Considerando todas essas diferenças, entende-se que a técnica de limitação de responsabilidade por meio de constituição de sociedade unipessoal se torna muito mais vantajosa para a pessoa natural que pretende exercer atividade econômica em relação à criação de patrimônio afetado31. Contudo, a EIRELI não se destina apenas para esse fim, como se demonstrará a seguir.
4 OUTRAS FINALIDADES DA EIRELI
Ainda que se reconheça que o principal intuito vislumbrado pelo legislador ao introduzir a EIRELI foi possibilitar, por meio da estrutura societária, a limitação de responsabilidade da pessoa natural empreendedora, não se pode negar que a redação final do caput do art. 980-A facultou a constituição dessa sociedade unipessoal também por pessoa jurídica, ainda que haja corrente doutrinária divergente32.
Isso se dá porque a redação final dada à norma expressa que a EIRELI “será constituída por uma única pessoa titular”, sem qualificá-la, dando margem tanto a instituição por pessoa natural, como jurídica, mesmo que não detenha natureza societária, como fundações e associações33.
Nesse ponto de vista, a empresa individual de responsabilidade limitada pode ser utilizada no bojo da organização de estruturas complexas, sendo instrumento para descentralização de atividades pela pessoa jurídica instituidora.
Contudo, destaca-se que essa instrumentalização pode, no aspecto subjetivo, ser ainda mais ampla do que no caso da subsidiária integral, considerando-se que esta última só poderia ser constituída por sociedade brasileira conforme o art. 251 da Lei 6.404/1976, enquanto a EIRELI pode ser criada por qualquer pessoa, sem restrição quanto ao tipo ou a sua nacionalidade.

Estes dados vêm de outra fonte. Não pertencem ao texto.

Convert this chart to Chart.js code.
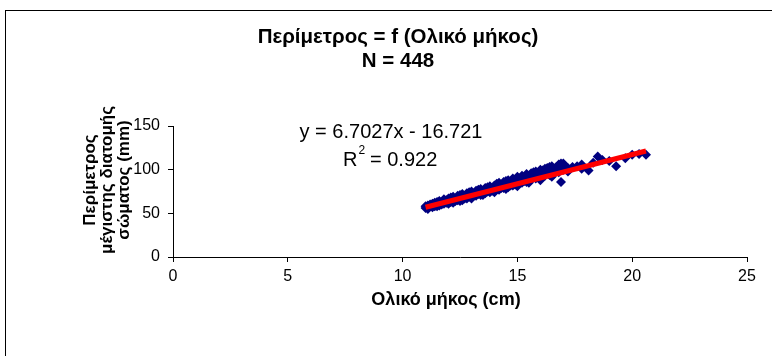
<!DOCTYPE html>
<html>
<head>
<meta charset="utf-8">
<script src="https://cdn.jsdelivr.net/npm/chart.js@4.4.1/dist/chart.umd.min.js"></script>
<style>
  html, body { margin: 0; padding: 0; background: #fff; overflow: hidden; }
  #frame { position: absolute; left: 5px; top: 10px; width: 900px; height: 500px; border: 1px solid #000; }
  #wrap { position: absolute; left: 0; top: 0; width: 772px; height: 356px; }
</style>
</head>
<body>
<div id="frame"></div>
<div id="wrap"><canvas id="myChart" width="772" height="356"></canvas></div>
<script>
// total length (cm)
var lengthCm = [
  11.0, 11.0, 11.1, 11.1, 11.1, 11.2, 11.2, 11.3, 11.3, 11.4, 11.4, 11.4,
  11.5, 11.5, 11.6, 11.6, 11.6, 11.7, 11.7, 11.8, 11.8, 11.8, 11.9, 11.9,
  12.0, 12.0, 12.0, 12.1, 12.1, 12.2, 12.2, 12.2, 12.3, 12.3, 12.4, 12.4, 12.4,
  12.5, 12.5, 12.6, 12.6, 12.6, 12.7, 12.7, 12.8, 12.8, 12.8, 12.9, 12.9,
  13.0, 13.0, 13.0, 13.1, 13.1, 13.2, 13.2, 13.2, 13.3, 13.3, 13.4, 13.4, 13.4,
  13.5, 13.5, 13.6, 13.6, 13.6, 13.7, 13.7, 13.8, 13.8, 13.8, 13.9, 13.9,
  14.0, 14.0, 14.0, 14.1, 14.1, 14.2, 14.2, 14.2, 14.3, 14.3, 14.4, 14.4, 14.4,
  14.5, 14.5, 14.6, 14.6, 14.6, 14.7, 14.7, 14.8, 14.8, 14.8, 14.9, 14.9,
  15.0, 15.0, 15.0, 15.1, 15.1, 15.2, 15.2, 15.2, 15.3, 15.3, 15.4, 15.4, 15.4,
  15.5, 15.5, 15.6, 15.6, 15.6, 15.7, 15.7, 15.8, 15.8, 15.8, 15.9, 15.9,
  16.0, 16.0, 16.0, 16.2, 16.2, 16.2, 16.4, 16.4, 16.4, 16.6, 16.6,
  16.8, 16.8, 16.8, 16.9, 16.9, 17.0, 17.0, 17.2, 17.2, 17.4, 17.6,
  17.8, 17.8, 18.1, 18.3, 18.5, 18.7, 19.0, 19.3, 19.7, 20.0, 20.3, 20.6,
  11.5, 12.0, 12.5, 13.0, 13.5, 14.0, 14.5, 15.0, 15.5, 16.0, 16.5,
  16.1, 16.3, 16.5, 16.7, 17.0, 16.9
];
// perimeter (mm) for each length above
var perimeterMm = [
  56, 58, 57, 59, 55, 58, 60, 57, 61, 59, 62, 58,
  60, 63, 61, 59, 64, 62, 60, 63, 66, 61, 62, 65,
  64, 67, 62, 63, 68, 65, 62, 69, 66, 64, 67, 70, 65,
  66, 71, 68, 65, 72, 69, 67, 70, 73, 67, 69, 74,
  71, 68, 75, 72, 70, 73, 76, 70, 72, 77, 74, 71, 78,
  75, 73, 76, 79, 73, 75, 80, 77, 74, 81, 78, 76,
  79, 82, 76, 78, 84, 80, 77, 85, 81, 79, 82, 86, 79,
  81, 87, 83, 80, 88, 84, 82, 85, 90, 82, 86, 83,
  87, 92, 83, 86, 90, 88, 85, 93, 89, 87, 90, 95, 86,
  91, 88, 92, 96, 89, 91, 97, 93, 90, 98, 94, 92,
  95, 100, 91, 96, 93, 101, 98, 94, 103, 99, 96,
  101, 106, 97, 105, 86, 100, 107, 102, 98, 103, 104,
  106, 101, 99, 108, 115, 111, 110, 104, 113, 117, 118, 117,
  58, 61, 64, 67, 71, 74, 78, 81, 85, 88, 92,
  99, 102, 104, 103, 104, 107
];
var xTicks = [0, 5, 10, 15, 20, 25];
var yTicks = [0, 50, 100, 150];
// linear trendline as printed on the chart
var slope = 6.7027;
var intercept = -16.721;
var trendX = [11.0, 20.6];

var points = lengthCm.map(function (x, i) { return { x: x, y: perimeterMm[i] }; });
var trend = trendX.map(function (x) { return { x: x, y: slope * x + intercept }; });

var FONT = '"Liberation Sans", Arial, sans-serif';

var textPlugin = {
  id: 'texts',
  afterDraw: function (chart) {
    var c = chart.ctx;
    c.save();
    c.fillStyle = '#000';
    c.textAlign = 'center';
    c.textBaseline = 'middle';
    // chart title
    c.font = 'bold 20.5px ' + FONT;
    c.fillText('Περίμετρος = f (Ολικό μήκος)', 398, 37);
    c.fillText('N = 448', 398, 61);
    // x axis title
    c.font = 'bold 18px ' + FONT;
    c.fillText('Ολικό μήκος (cm)', 446, 300);
    // y axis title, three lines
    c.font = 'bold 17px ' + FONT;
    var yLines = ['Περίμετρος', 'μέγιστης διατομής', 'σώματος (mm)'];
    var yX = [90, 107, 124];
    yLines.forEach(function (t, i) {
      c.save();
      c.translate(yX[i], 180);
      c.rotate(-Math.PI / 2);
      c.fillText(t, 0, 0);
      c.restore();
    });
    // trendline equation
    c.font = '20px ' + FONT;
    c.fillText('y = 6.7027x - 16.721', 391, 132);
    c.textAlign = 'left';
    c.fillText('R', 343, 160);
    var rw = c.measureText('R').width;
    c.font = '12px ' + FONT;
    c.fillText('2', 343 + rw + 1, 151);
    c.font = '20px ' + FONT;
    c.fillText(' = 0.922', 343 + rw + 7, 160);
    c.restore();
  }
};

var ctx = document.getElementById('myChart').getContext('2d');
var myChart = new Chart(ctx, {
  type: 'scatter',
  data: {
    datasets: [{
      label: 'Trend',
      type: 'line',
      data: trend,
      borderColor: '#FF0000',
      borderWidth: 5,
      pointRadius: 0,
      fill: false,
      order: 0
    }, {
      label: 'Περίμετρος',
      data: points,
      backgroundColor: '#000080',
      borderColor: '#000080',
      pointStyle: 'rectRot',
      pointRadius: 5,
      borderWidth: 0,
      order: 1
    }]
  },
  options: {
    responsive: false,
    animation: false,
    layout: { padding: { top: 126, right: 25, left: 0, bottom: 0 } },
    plugins: {
      legend: { display: false },
      tooltip: { enabled: false },
      title: { display: false }
    },
    scales: {
      x: {
        type: 'linear',
        min: 0,
        max: 25,
        afterBuildTicks: function (scale) { scale.ticks = xTicks.map(function (v) { return { value: v }; }); },
        afterFit: function (scale) { scale.height = 99; },
        grid: { drawOnChartArea: false, drawTicks: true, tickLength: 5, color: '#000' },
        border: { color: '#000', width: 1 },
        ticks: { color: '#000', padding: 5, maxRotation: 0, font: { family: FONT, size: 16 } },
        title: { display: false }
      },
      y: {
        type: 'linear',
        min: 0,
        max: 150,
        afterBuildTicks: function (scale) { scale.ticks = yTicks.map(function (v) { return { value: v }; }); },
        afterFit: function (scale) { scale.width = 173; },
        grid: { drawOnChartArea: false, drawTicks: true, tickLength: 5, color: '#000' },
        border: { color: '#000', width: 1 },
        ticks: { color: '#000', padding: 8, font: { family: FONT, size: 16 } },
        title: { display: false }
      }
    }
  },
  plugins: [textPlugin]
});
</script>
</body>
</html>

Por fim, enfatiza-se que a EIRELI também pode ser usada como meio de se obter uma tributação significativamente menor34 para a pessoa natural que exerce atividade econômica simples, cuja a receita bruta anual não seja superior a R$ 4.800.000,00 (quatro milhões e oitocentos mil reais), ante o art. 3º da Lei Complementar 123, de 14.12.2006, com a redação dada pelo art. 1º da Lei Complementar 155, de 27.10.2016.
Em que pese o fato de o art. 2º da Lei Complementar 139, de 10.11.2011 ter modificado a Lei Complementar 123/2006 para incluir expressamente a EIRELI, entende-se que a esta figura, mesmo antes da menção explícita, já poderia se valer do regime especial, haja vista que o art. 3º do diploma de 2006, desde sua concepção original35, se referia às sociedades, sejam empresárias ou não.
Nesse ponto, cabe salientar, no entanto, que esse tratamento diferenciado não é extensível à empresa individual de responsabilidade limitada constituída por pessoa jurídica, uma vez que o art. 3º, § 4º, da Lei Complementar 123/2006 veda sua aplicação à sociedade de cujo capital participe outra entidade de direito privado.
Em contrapartida, frisa-se que a pessoa natural que desempenha uma empresa não necessita da formação de EIRELI para receber esses benefícios fiscais, haja vista que o caput do supramencionado dispositivo mencionada expressamente “o empresário a que se refere o art. 966 da Lei 10.406, de 10.01.2002”.
Dessa maneira, se constata, portanto, que a constituição da empresa individual de responsabilidade limitada para fins de obtenção do regime diferenciado da microempresa e da empresa de pequeno porte interessa sobretudo às pessoas naturais que desenvolvem atividades econômicas simples, as quais, sem a utilização da estrutura societária, não poderiam usufruir das vantagens previstas na Lei Complementar 123/2006.
5 CONSIDERAÇÕES FINAIS
Neste trabalho, percebeu-se que o principal intuito vislumbrado pelo legislador ao introduzir a EIRELI foi possibilitar, por meio da estrutura societária, a limitação de responsabilidade da pessoa natural empreendedora, a qual, a princípio, não gozaria desse direito, consoante o art. 391 do Código Civil.
No entanto, restou demonstrado que a legislação em vigor, também oportuniza o uso da EIRELI como meio de se obter uma tributação significativamente menor para a pessoa física que exerce atividade econômica simples, cuja a receita bruta anual não seja superior a R$ 4.800.000,00 (quatro milhões e oitocentos mil reais), através do regime diferenciado da microempresa e da empresa de pequeno porte, fixado na Lei Complementar 123/2006.
Além disso, reconheceu-se que a composição escrita utilizada pelo legislador na redação do caput do art. 980-A da Codificação de Direito Privado permitiu a adoção de uma terceira funcionalidade ao instituto.
Isto porque, ao se empregar a expressão “constituída por uma única pessoa titular”, não sendo esta sócia definida expressamente como pessoal natural, propiciou a constituição de EIRELI por pessoa jurídica, de modo que a sociedade unipessoal passou a ser aproveitada na composição de estruturas econômicas sofisticadas, como ferramenta para descentralização de atividades por sua instituidora.